As for Party Down, what’s to say? The videos are there and I wouldn’t want to spoil anything, anyway. It was created by Paul Rudd (Role Models), Rob Thomas (Veronica Mars), John Enbom and Dan Etheridge, it’s hands-down one of the funniest shows I’ve seen in awhile, and up to about three weeks ago I didn’t even know it existed. It’s one of those great, blue moon Netflix finds.

The start of Season 2 of Party Down airs April 23rd @ 10:00PM on Starz. And Season 1 is available now–for free–on Netflix.

Tags: , , ,

This entry was posted on Saturday, April 10th, 2010 at 9:22 pm and is filed under essay/social crit, television. You can follow any responses to this entry through the RSS 2.0 feed. You can leave a response, or trackback from your own site.

One Response to “*Hidden Gem Alert* Party Down, Season 1”

thedoc April 16th, 2010 at 12:26 am

“They’re allowed to think less about holding your attention and more about keeping your interest. Which is an entirely different thing.”
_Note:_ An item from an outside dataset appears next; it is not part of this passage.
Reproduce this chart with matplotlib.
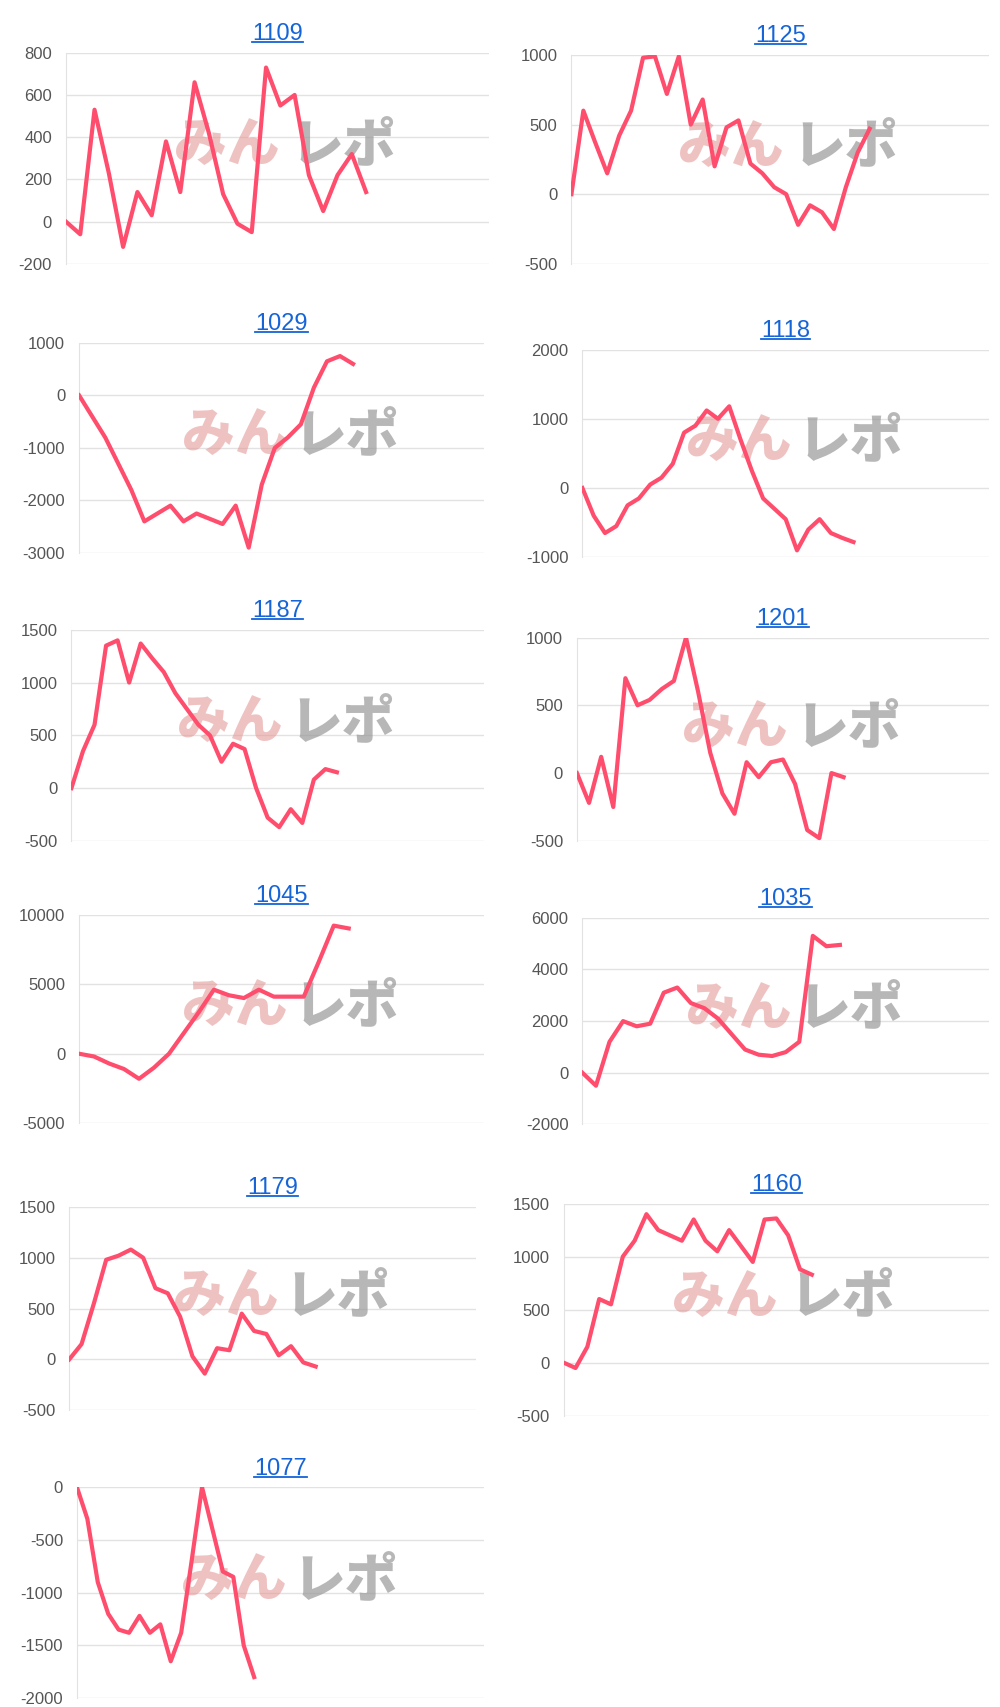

It’s the same difference as hearing and listening. I hear music every day but only the good stuff keeps me listening.

The good stuff gives you the tools to reach the creator’s idea, and then leaves you at play to do with them as you wish. Hopefully you build the puzzle in the way that they imagined, but as long as you’re building and your happy with your picture then it’s a job well done. Or at least that’s how I imagine it.

Another thing, how the hell does a show like Party Down fly so low under the radar?! It’s an outrage! It gives me a glimmering hope that a masterpiece of a horror movie exists somewhere in a hay stack. All you can do is keep digging till you feel that sharp prick.